Here is one of the configurations that I used:
time ./bdutil \
--bucket $BUCKET \
--force \
--machine_type n1-highmem-32 \
--master_machine_type n1-highmem-32 \
--num_workers 64 \
--project $PROJECT \
--upload_files ${JAR_FILE} \
--env_var_files hadoop2_env.sh,extensions/spark/spark_env.sh \
deploy
To summarize some of the information that came out from a separate email discussion, as IP mappings change and different debian mirrors get assigned, there can be occasional problems where the concurrent calls to apt-get install during a bdutil deployment can either overload some unbalanced servers or trigger DDOS protections leading to deployment failures.

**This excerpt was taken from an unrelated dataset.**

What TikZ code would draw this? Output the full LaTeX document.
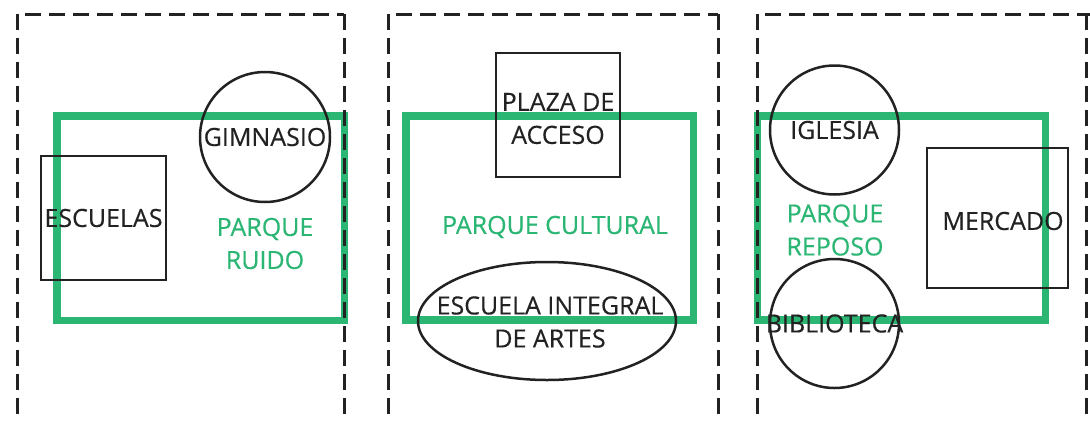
\documentclass[tikz,border=0pt]{standalone}
\usepackage{fontspec}
\setmainfont{Open Sans}[FakeBold=0.4]
\usetikzlibrary{positioning, shapes.geometric}
\definecolor{verdeparque}{RGB}{44,182,116}
\definecolor{trazo}{RGB}{34,34,34}

\begin{document}
\begin{tikzpicture}[x=1pt, y=-1pt,
    every node/.style={font=\fontsize{25}{33}\selectfont, align=center, inner sep=0pt, text=trazo},
    parque/.style={rectangle, draw=verdeparque, line width=7.5pt},
    caja/.style={rectangle, draw=trazo, line width=2.5pt},
    redondo/.style={circle, draw=trazo, line width=2.5pt, minimum size=129pt},
    rotulo/.style={text=verdeparque},
    lote/.style={draw=trazo, line width=3pt, dash pattern=on 16pt off 8pt}]
    \useasboundingbox (0,0) rectangle (1090,421);

    % parques
    \node[parque, minimum width=287.5, minimum height=204.5] (ruido) at (200.75,218.25) {};
    \node[parque, minimum width=287.5, minimum height=204] (cultural) at (549.75,218) {};
    \node[parque, minimum width=288, minimum height=204] (reposo) at (901.5,218) {};

    % bloque 1
    \node[caja, minimum width=125, minimum height=124] (escuelas) at (103.5,218) {ESCUELAS};
    \node[redondo, minimum size=130pt, label={center:GIMNASIO}] (gimnasio) at (265,137) {};
    \node[rotulo] (tRuido) at (265,243.5) {PARQUE\\RUIDO};

    % bloque 2
    \node[caja, minimum width=124, minimum height=124] (plaza) at (558,115) {};
    \node (tPlaza) at (558,118.5) {PLAZA DE\\ACCESO};
    \node[rotulo] (tCultural) at (555,227) {PARQUE CULTURAL};
    \node[ellipse, draw=trazo, line width=2.5pt, minimum width=258, minimum height=118] (artes) at (547,321) {};
    \node (tArtes) at (550,322) {ESCUELA INTEGRAL\\DE ARTES};

    % bloque 3
    \node[redondo, label={center:IGLESIA}] (iglesia) at (834.5,130) {};
    \node[redondo, label={center:BIBLIOTECA}] (biblioteca) at (834.5,323.5) {};
    \node[rotulo] (tReposo) at (835,230) {PARQUE\\REPOSO};
    \node[caja, minimum width=141, minimum height=140] (mercado) at (997.5,218) {};
    \node (tMercado) at (1003,221) {MERCADO};

    % lotes
    \draw[lote] (17,14) -- (17,421);
    \draw[lote, dash phase=16pt] (17,14) -- (344,14);
    \draw[lote] (344,14) -- (344,421);
    \draw[lote] (388,14) -- (388,421);
    \draw[lote, dash phase=16pt] (388,14) -- (718,14);
    \draw[lote] (718,14) -- (718,421);
    \draw[lote] (757,14) -- (757,421);
    \draw[lote, dash phase=16pt] (757,14) -- (1090,14);
    \draw[lote] (1086,14) -- (1086,421);
\end{tikzpicture}
\end{document}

These do tend to be transient, and at the moment it appears I can deploy large clusters in zones like us-east1-c and us-east1-d successfully again.

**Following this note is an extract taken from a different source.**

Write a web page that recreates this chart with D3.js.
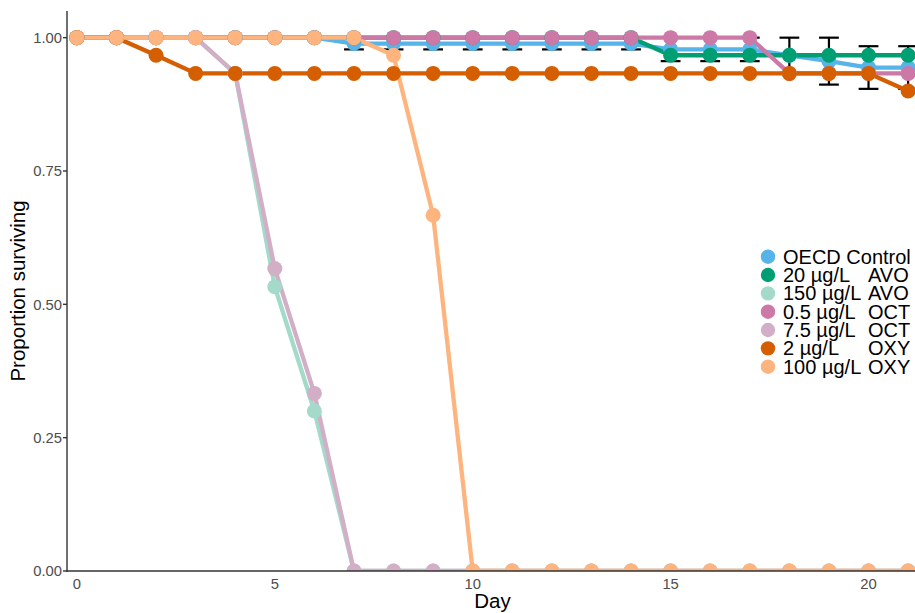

There are a few options you can take to reduce the load on the debian mirrors:
Set MAX_CONCURRENT_ASYNC_PROCESSES to a much smaller value than the default 150 inside bdutil_env.sh, such as 10 to only deploy 10 at a time; this will make the deployment take longer, but would lighten the load as if you just did several back-to-back 10-node deployments.
If the VMs were successfully created but the deployment steps fail, instead of needing to retry the whole delete/deploy cycle, you can try ./bdutil <all your flags> run_command -t all -- 'rm -rf /home/hadoop' followed by ./bdutil <all your flags> run_command_steps to just run through the whole deployment attempt.

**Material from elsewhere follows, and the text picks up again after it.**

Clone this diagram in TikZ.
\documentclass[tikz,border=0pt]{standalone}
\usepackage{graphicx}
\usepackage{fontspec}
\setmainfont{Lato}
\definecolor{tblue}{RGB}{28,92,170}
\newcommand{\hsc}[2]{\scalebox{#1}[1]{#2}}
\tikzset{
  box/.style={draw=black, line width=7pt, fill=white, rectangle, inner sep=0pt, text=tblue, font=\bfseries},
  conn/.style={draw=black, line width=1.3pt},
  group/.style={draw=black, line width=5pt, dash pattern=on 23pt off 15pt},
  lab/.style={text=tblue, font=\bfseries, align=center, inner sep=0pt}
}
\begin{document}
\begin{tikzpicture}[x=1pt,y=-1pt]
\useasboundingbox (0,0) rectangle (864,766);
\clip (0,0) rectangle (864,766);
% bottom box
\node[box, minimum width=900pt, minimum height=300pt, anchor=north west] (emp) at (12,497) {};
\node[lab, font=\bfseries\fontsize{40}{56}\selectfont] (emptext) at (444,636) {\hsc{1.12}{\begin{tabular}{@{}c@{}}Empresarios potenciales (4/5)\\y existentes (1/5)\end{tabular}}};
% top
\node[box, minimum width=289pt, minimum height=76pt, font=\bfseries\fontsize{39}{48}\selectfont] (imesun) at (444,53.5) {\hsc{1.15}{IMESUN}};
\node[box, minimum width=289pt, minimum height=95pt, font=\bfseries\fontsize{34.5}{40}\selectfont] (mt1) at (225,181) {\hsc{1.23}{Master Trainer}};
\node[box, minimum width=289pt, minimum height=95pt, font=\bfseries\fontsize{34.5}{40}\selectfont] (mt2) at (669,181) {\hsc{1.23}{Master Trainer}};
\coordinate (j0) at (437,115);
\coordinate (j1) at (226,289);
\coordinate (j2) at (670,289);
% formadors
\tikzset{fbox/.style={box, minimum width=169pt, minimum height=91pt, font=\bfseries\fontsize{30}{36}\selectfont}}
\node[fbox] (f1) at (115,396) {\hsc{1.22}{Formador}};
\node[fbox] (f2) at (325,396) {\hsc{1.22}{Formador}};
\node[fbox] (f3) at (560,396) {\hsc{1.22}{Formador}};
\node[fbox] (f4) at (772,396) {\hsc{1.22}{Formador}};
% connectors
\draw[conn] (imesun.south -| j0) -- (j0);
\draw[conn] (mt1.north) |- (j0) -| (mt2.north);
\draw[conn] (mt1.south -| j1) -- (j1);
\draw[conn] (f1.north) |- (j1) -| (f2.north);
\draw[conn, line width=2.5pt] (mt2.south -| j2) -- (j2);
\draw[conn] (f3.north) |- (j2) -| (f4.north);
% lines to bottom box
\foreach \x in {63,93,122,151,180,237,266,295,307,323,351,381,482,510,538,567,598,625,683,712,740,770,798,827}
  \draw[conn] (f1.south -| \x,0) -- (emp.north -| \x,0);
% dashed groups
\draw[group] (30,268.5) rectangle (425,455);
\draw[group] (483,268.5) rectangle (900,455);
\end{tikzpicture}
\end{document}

Incrementally build your cluster using resize_env.sh; initially set --num_workers 10 and deploy your cluster, and then edit resize_env.sh to set NEW_NUM_WORKERS=20, and run ./bdutil <all your flags> -e extensions/google/experimental/resize_env.sh deploy and it will only deploy the new workers 10-20 without touching those first 10. Then you just repeat, adding another 10 workers to NEW_NUM_WORKERS each time. If a resize attempt fails, you simply ./bdutil <all your flags> -e extensions/google/experimental/resize_env.sh delete to only delete those extra workers without affecting the ones you already deployed successfully.
Finally, if you're looking for more reproducible and optimized deployments, you should consider using Google Cloud Dataproc, which lets you use the standard gcloud CLI to deploy cluster, submit jobs, and further manage/delete clusters without needing to remember your bdutil flags or keep track of what clusters you have on your client machine. You can SSH into Dataproc clusters and use them basically the same as bdutil clusters, with some minor differences, like Dataproc DEFAULT_FS being HDFS so that any GCS paths you use should fully-specify the complete gs://bucket/object name.